Let $N$ be a countable indexing set, and $((X_k,\tau_k))_{k \in N}$ topological spaces. Define $X = \prod_{k \in N} X_k = X^N$ and let $\tau$ be the product topology on $X$ induced by $\tau_k$s.
Theorem: If all $(X_k,\tau_k)$s are first/second countable, then so is $(X,\tau)$.

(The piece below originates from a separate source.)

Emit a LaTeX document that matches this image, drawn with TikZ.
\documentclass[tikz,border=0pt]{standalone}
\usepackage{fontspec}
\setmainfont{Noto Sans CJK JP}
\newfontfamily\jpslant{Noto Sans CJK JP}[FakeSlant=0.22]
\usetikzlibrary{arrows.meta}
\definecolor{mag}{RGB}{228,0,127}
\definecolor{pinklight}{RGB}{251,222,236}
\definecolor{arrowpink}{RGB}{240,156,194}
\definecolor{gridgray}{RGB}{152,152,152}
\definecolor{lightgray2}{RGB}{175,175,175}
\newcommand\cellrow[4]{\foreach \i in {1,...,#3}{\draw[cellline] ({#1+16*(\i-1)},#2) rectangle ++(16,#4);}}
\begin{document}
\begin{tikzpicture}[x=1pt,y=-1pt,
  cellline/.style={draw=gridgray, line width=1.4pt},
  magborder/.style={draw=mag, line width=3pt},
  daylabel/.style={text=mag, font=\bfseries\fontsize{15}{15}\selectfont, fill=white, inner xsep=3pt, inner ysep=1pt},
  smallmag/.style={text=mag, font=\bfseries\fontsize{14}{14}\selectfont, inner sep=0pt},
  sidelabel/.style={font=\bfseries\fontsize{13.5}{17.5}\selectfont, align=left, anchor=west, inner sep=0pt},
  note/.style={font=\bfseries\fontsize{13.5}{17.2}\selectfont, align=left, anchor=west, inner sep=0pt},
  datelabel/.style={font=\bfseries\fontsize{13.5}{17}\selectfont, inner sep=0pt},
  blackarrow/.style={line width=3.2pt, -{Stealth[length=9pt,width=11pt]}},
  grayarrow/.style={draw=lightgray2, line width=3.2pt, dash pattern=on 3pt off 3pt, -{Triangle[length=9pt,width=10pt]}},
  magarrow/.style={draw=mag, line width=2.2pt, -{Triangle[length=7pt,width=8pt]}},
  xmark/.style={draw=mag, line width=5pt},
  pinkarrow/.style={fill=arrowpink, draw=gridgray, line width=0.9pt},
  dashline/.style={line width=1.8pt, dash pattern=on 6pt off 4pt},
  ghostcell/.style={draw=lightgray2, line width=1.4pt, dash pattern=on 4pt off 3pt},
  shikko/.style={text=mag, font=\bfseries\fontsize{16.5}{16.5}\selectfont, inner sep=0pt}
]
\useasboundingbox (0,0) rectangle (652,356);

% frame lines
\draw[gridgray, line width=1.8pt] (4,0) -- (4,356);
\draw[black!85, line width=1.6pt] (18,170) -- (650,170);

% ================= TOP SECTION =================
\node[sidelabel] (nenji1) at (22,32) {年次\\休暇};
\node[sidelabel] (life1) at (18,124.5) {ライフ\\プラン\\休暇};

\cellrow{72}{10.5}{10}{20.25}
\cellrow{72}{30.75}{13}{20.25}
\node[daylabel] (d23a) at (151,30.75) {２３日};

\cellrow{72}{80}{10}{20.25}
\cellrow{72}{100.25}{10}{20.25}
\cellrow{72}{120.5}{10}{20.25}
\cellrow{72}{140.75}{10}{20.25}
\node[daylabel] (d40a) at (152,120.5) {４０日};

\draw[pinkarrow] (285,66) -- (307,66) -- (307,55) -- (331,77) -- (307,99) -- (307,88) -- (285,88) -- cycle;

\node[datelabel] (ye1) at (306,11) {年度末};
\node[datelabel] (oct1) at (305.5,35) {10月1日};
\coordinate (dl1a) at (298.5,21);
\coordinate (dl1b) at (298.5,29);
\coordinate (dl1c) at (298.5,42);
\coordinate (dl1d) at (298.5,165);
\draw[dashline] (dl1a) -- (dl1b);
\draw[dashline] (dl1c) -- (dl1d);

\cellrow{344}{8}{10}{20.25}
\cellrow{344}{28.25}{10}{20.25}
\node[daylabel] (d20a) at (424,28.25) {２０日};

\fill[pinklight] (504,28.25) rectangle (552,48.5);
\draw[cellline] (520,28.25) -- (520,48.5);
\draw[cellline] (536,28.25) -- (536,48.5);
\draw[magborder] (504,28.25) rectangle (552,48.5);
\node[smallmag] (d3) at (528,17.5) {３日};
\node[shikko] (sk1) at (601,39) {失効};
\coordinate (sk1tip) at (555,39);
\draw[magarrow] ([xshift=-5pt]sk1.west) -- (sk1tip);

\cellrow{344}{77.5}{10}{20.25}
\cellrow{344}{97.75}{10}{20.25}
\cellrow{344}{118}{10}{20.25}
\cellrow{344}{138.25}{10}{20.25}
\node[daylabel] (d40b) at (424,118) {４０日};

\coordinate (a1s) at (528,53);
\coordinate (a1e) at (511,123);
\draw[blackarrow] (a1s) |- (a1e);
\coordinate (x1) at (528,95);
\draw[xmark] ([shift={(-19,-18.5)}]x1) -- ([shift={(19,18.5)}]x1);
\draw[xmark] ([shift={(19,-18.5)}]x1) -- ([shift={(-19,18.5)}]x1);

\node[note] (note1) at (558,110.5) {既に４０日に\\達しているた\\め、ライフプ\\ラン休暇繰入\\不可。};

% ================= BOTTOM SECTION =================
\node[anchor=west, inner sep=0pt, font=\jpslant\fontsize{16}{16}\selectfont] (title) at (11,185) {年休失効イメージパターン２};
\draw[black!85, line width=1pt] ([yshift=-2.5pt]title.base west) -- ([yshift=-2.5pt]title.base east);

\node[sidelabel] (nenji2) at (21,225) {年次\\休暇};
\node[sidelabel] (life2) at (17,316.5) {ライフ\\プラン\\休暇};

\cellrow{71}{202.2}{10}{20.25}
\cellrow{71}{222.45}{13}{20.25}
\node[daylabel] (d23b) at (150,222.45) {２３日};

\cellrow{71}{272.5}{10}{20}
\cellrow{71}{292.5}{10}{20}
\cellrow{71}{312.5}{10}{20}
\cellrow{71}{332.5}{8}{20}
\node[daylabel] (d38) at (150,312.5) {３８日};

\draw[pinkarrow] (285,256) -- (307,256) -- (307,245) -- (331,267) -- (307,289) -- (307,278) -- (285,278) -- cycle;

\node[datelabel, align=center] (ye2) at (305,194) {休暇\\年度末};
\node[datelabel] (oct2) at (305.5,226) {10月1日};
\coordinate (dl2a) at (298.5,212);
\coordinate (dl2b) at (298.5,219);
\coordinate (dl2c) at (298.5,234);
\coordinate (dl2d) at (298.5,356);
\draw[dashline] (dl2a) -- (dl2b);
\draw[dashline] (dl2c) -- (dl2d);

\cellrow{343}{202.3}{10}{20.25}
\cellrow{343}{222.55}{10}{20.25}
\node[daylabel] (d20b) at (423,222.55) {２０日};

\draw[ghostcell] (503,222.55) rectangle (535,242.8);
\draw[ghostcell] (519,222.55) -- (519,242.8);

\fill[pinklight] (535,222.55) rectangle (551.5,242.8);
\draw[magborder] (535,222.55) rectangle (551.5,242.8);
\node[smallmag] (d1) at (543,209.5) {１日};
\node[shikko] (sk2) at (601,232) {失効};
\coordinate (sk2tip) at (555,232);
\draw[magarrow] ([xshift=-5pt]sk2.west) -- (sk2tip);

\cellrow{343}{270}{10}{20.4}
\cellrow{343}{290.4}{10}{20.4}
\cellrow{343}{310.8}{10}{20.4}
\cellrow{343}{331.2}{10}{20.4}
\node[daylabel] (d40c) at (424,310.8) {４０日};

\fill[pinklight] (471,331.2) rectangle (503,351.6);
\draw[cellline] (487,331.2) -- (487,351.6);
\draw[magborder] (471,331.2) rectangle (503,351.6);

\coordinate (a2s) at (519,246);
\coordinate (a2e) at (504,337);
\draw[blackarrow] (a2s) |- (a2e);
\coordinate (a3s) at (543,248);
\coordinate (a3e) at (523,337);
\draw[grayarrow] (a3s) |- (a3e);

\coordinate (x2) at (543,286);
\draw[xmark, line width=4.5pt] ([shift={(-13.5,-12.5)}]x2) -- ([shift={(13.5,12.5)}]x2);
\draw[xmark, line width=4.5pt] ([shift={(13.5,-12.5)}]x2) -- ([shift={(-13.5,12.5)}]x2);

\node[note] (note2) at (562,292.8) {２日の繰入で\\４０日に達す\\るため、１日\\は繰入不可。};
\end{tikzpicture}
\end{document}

Proof: For each $k \in N$ and $x \in X_k$, define $\mathcal{E}_k(x):\mathbb{W} \to \mathcal{P}(X)$ be a countable neighbourhood base(local basis) at $x$. Let $f \in X$. Define $$ \mathcal{F} = \left\{ \prod_{k \in N} \mathcal{E}_k(f(k))(\phi(k)) \mid \phi:N \to \mathbb{W} \right\} $$ ($\mathcal{E}_k(f(k))(\phi(k))$ means the mapping $\mathcal{E}_k \circ f(k)$ "evaluated at" $\phi(k)$.) Then sets in $\mathcal{F}$ are the intersection of cylinders $$ \bigcap_{k \in N} \pi_k^{-1} \circ \mathcal{E}_k(f(k))(\phi(k)) $$ Since the $\pi_k^{-1}$ are made continuous by the product topology, $\mathcal{F} \subseteq \tau$, but how do I show the two following properties?
$\forall S \in \mathcal{F}, f \in S$
$U \in \tau \land f \in U \rightarrow \exists S \in \mathcal{F} \mid S \subseteq U$
I think the argument for second countability is similar and follows directly from this one.